» Task directions
Go through the entries one line at a time, and gather every line that has the word "this".

» Task input
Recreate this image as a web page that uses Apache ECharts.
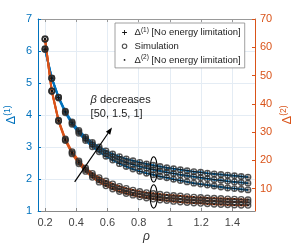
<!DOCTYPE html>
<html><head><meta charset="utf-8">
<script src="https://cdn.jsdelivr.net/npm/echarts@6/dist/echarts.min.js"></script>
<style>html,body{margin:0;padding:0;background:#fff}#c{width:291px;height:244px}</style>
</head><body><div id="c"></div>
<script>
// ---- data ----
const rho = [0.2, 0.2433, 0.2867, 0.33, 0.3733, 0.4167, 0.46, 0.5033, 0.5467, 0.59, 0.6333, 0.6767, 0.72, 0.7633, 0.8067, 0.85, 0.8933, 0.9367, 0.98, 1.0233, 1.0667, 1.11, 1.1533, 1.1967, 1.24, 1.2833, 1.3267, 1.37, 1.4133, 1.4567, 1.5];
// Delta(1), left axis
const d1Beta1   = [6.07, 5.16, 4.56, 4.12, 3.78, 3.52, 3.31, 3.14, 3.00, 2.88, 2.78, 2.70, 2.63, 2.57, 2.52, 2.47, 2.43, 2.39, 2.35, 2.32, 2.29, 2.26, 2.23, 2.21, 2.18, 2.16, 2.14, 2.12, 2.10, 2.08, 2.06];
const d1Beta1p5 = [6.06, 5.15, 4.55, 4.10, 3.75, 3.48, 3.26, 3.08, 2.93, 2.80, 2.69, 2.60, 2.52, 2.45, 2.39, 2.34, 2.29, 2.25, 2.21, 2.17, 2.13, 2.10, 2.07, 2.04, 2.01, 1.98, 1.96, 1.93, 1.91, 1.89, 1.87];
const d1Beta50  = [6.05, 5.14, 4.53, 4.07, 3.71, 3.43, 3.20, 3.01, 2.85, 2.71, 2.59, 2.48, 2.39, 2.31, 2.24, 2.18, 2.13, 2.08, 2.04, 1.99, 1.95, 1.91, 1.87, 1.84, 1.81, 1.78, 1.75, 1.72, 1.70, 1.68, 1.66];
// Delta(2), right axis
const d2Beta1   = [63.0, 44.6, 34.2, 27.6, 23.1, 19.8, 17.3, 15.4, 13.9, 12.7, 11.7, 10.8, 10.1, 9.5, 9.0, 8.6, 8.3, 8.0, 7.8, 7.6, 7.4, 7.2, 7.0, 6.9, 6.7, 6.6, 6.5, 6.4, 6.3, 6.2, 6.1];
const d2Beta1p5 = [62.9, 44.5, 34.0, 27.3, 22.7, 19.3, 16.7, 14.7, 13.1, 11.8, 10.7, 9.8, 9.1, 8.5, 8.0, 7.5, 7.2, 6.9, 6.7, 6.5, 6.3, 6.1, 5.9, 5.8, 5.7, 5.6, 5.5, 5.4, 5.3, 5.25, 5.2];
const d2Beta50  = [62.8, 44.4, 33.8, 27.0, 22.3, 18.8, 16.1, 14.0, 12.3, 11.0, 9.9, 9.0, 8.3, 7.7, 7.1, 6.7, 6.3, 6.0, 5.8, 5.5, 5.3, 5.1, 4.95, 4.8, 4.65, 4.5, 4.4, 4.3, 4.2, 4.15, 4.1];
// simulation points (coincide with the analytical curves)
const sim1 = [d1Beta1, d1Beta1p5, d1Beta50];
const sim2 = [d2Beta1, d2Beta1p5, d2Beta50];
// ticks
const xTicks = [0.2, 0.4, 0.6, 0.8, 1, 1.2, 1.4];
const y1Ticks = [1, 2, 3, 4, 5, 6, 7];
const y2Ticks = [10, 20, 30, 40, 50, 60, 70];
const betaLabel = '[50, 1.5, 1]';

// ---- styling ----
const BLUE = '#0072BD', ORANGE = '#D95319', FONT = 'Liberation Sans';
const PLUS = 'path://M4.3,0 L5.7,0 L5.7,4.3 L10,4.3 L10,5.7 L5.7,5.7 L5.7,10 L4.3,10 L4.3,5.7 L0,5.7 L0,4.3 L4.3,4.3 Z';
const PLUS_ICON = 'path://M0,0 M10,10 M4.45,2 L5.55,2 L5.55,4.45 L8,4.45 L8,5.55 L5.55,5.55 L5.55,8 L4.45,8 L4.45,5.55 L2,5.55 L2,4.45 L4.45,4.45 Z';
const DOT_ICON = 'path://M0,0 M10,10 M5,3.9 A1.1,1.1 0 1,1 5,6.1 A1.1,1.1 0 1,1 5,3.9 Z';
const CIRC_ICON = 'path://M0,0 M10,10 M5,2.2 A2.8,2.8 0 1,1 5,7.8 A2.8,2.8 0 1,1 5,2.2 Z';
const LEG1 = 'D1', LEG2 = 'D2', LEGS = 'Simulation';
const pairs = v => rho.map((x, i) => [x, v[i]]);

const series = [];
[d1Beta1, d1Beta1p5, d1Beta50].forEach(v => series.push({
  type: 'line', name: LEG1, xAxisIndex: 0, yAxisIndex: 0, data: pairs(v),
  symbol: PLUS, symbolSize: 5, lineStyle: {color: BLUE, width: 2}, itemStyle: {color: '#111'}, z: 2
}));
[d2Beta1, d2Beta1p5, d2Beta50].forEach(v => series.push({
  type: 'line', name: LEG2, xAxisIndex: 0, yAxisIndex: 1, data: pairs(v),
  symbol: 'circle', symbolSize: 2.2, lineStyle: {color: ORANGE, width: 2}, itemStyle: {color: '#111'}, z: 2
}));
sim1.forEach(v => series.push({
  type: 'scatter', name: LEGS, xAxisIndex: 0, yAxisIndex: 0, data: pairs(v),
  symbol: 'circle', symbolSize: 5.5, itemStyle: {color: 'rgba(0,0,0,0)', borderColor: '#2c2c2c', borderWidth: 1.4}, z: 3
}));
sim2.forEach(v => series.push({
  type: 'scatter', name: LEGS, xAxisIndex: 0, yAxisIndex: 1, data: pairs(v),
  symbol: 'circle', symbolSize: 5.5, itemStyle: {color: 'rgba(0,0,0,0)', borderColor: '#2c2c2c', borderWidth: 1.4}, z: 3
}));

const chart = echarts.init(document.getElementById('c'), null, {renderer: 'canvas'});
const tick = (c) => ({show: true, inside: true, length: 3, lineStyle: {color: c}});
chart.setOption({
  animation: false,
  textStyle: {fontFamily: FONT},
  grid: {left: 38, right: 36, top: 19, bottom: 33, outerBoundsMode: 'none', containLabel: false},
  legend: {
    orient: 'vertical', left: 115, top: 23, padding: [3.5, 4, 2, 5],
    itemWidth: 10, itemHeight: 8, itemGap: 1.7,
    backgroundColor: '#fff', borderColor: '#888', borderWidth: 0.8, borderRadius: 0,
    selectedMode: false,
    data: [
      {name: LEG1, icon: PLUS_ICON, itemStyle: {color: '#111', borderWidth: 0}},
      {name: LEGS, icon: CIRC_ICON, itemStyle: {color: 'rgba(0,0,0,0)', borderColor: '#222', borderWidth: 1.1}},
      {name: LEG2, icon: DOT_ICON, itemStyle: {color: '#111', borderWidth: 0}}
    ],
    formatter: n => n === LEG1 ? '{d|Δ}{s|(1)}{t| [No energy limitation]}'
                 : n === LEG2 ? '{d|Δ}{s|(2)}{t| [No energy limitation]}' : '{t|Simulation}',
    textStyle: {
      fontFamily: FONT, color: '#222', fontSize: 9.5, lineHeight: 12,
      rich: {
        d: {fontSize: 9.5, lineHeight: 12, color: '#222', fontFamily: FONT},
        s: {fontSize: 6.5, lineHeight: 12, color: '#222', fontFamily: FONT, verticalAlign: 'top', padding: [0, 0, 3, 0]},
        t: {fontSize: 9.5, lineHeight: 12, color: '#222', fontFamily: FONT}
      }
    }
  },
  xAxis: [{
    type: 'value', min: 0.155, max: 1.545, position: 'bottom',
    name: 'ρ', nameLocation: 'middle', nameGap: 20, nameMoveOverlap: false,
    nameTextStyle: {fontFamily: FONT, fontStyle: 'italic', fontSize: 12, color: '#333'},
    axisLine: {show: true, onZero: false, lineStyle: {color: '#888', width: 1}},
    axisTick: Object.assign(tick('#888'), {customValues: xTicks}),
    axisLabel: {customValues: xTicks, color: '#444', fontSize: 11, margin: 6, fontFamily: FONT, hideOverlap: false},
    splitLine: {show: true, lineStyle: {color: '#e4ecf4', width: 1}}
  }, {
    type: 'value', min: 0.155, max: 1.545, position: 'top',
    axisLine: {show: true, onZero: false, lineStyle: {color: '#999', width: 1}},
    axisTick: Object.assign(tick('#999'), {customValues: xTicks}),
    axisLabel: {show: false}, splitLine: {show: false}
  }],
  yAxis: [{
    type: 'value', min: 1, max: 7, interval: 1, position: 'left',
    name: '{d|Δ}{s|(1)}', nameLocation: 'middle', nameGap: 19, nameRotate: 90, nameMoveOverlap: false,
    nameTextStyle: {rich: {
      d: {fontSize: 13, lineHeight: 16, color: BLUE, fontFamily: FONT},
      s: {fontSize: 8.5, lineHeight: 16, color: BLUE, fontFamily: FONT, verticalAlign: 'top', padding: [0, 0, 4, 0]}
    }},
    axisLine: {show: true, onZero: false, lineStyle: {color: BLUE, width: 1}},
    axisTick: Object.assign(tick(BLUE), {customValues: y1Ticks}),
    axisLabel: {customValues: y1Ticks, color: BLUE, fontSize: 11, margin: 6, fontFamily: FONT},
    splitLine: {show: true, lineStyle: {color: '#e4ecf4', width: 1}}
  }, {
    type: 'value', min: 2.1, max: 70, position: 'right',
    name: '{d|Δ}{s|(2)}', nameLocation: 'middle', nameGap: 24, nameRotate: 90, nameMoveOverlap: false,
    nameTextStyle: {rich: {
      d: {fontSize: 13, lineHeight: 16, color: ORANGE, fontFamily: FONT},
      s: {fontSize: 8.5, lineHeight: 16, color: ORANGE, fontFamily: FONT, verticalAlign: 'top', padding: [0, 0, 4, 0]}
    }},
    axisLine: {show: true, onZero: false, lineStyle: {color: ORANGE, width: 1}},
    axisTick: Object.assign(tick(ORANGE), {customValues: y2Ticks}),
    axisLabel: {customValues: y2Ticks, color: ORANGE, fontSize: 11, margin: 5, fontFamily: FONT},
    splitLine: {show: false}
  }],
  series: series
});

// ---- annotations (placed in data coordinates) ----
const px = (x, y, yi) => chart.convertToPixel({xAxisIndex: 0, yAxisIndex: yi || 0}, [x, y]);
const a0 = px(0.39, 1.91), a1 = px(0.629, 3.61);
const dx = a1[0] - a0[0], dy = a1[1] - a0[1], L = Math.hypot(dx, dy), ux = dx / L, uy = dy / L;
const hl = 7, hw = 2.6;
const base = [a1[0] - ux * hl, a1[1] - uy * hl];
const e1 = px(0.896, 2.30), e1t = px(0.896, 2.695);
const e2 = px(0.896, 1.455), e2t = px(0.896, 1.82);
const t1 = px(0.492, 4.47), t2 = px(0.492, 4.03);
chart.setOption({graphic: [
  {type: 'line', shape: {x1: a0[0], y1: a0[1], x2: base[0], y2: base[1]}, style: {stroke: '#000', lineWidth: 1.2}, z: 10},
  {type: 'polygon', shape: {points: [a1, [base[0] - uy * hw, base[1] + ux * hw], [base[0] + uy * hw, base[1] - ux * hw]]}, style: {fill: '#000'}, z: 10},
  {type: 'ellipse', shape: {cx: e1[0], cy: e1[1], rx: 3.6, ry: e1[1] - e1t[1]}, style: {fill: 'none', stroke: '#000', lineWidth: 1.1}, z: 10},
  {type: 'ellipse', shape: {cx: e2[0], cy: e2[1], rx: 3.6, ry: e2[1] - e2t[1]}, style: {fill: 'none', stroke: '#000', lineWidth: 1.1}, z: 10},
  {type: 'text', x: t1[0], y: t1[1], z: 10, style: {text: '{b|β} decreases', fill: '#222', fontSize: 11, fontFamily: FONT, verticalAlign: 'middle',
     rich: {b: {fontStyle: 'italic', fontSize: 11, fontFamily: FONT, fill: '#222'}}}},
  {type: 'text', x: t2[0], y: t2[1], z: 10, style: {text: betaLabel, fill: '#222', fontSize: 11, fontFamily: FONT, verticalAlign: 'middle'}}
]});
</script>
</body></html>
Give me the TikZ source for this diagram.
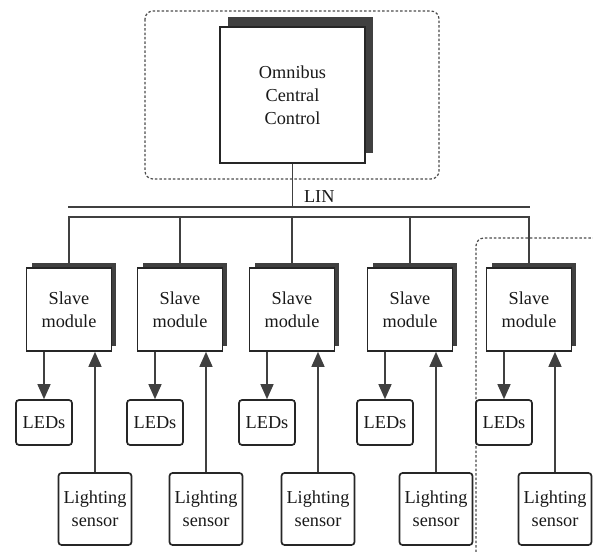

» Written solution
Recreate this image as a web page that uses Apache ECharts.
Give me the TikZ source for this diagram.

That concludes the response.